Ukraine President’s Adviser Writes ‘Heil Hitler’ Neo-Nazi Symbol on Facebook

Yuri Biryukov, who advises Ukraine’s President Petro Poroshenko and defense minister, wrote a Facebook post using the neo-Nazi symbol “1488,” which combines a white supremacist slogan with “Heil Hitler.”

By Ben Norton

An adviser for Ukraine’s president and defense minister wrote a neo-Nazi symbol on Facebook that means “Heil Hitler.”

This comes at a time when neo-Nazi groups in Ukraine, some of which have received direct support from the Ukrainian government, are terrorizing ethnic minorities from the Roma and Jewish communities.

Ukraine’s billionaire oligarch President Petro Poroshenko, who is known as the “Chocolate King” due to his time in the confectionery industry, has campaigned for Kyiv to join NATO.

Since coming to power in 2014, the pro-Western Ukrainian leader has been advised by Yuri Biryukov, an extreme-right nationalist who also advises Ukraine’s defense minister.

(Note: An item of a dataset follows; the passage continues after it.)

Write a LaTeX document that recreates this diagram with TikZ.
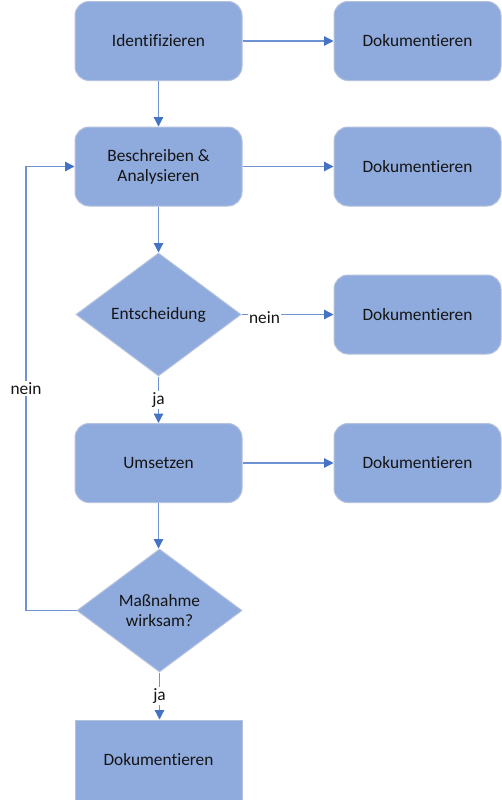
\documentclass[tikz,border=0pt]{standalone}
\usepackage{fontspec}
\setmainfont{Carlito}[RawFeature={-liga;-clig;-calt;-dlig}]
\usetikzlibrary{shapes.geometric,arrows.meta}
\definecolor{boxfill}{HTML}{8FAADC}
\definecolor{boxline}{HTML}{B4C2DE}
\definecolor{conn}{HTML}{6F92D4}
\definecolor{tipc}{HTML}{4472C4}
\definecolor{txt}{HTML}{151515}
\begin{document}
\begin{tikzpicture}[x=0.75pt,y=-0.75pt,
  every node/.style={font=\fontsize{13}{15}\selectfont, text=txt},
  rbox/.style={rectangle, rounded corners=10.5pt, fill=boxfill, draw=boxline, line width=0.75pt,
    minimum width=125.25pt, minimum height=59.25pt, inner sep=0pt, align=center},
  sbox/.style={rectangle, fill=boxfill, draw=boxline, line width=0.75pt,
    minimum width=125.25pt, minimum height=60pt, inner sep=0pt, align=center},
  dbox/.style={diamond, fill=boxfill, draw=boxline, line width=0.75pt,
    minimum width=123.75pt, minimum height=92.25pt, inner sep=0pt, align=center},
  conn/.style={draw=conn, line width=0.9pt, -{Triangle[length=7pt,width=7pt,color=tipc]}},
  lab/.style={fill=white, inner sep=1pt}
]
\useasboundingbox (0,0) rectangle (502,800);
\node[rbox] (id) at (158.5,41) {Identifizieren};
\node[rbox] (d1) at (417.5,41) {Dokumentieren};
\node[rbox] (bes) at (158.5,166.5) {Beschreiben \&\\Analysieren};
\node[rbox] (d2) at (417.5,166.5) {Dokumentieren};
\node[dbox] (ent) at (158.5,314.5) {Entscheidung};
\node[rbox] (d3) at (417.5,314.5) {Dokumentieren};
\node[rbox] (ums) at (158.5,463) {Umsetzen};
\node[rbox] (d4) at (417.5,463) {Dokumentieren};
\node[dbox] (mas) at (159.5,610.5) {Maßnahme\\wirksam?};
\node[sbox] (fin) at (158.5,760) {Dokumentieren};
\coordinate (loop) at (26,610.5);

\draw[conn] (id) -- (d1);
\draw[conn] (id) -- (bes);
\draw[conn] (bes) -- (d2);
\draw[conn] (bes) -- (ent);
\draw[conn] (ent) -- node[lab, pos=0.25, yshift=-2pt] {nein} (d3);
\draw[conn] (ent) -- node[lab, pos=0.5] {ja} (ums);
\draw[conn] (ums) -- (d4);
\draw[conn] (ums.south) -- (ums.south |- mas.north);
\draw[conn] (mas.south) -- node[lab, pos=0.5] {ja} (mas.south |- fin.north);
\draw[conn] (mas.west) -- (loop) |- node[lab, pos=0.25] {nein} (bes.west);
\end{tikzpicture}
\end{document}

Ukraine’s Glavred Media reported that Biryukov posted a neo-Nazi slogan on his personal Facebook page, where he has nearly 150,000 followers.

Biryukov wrote the Nazi symbol “1.4.8.8.” The latter half of this symbol, 88, is code for “Heil Hitler” (with H being the eighth letter of the Latin alphabet). The former half is a reference to the white supremacist slogan known as the “14 Words” (“We must secure the existence of our people and a future for white children”).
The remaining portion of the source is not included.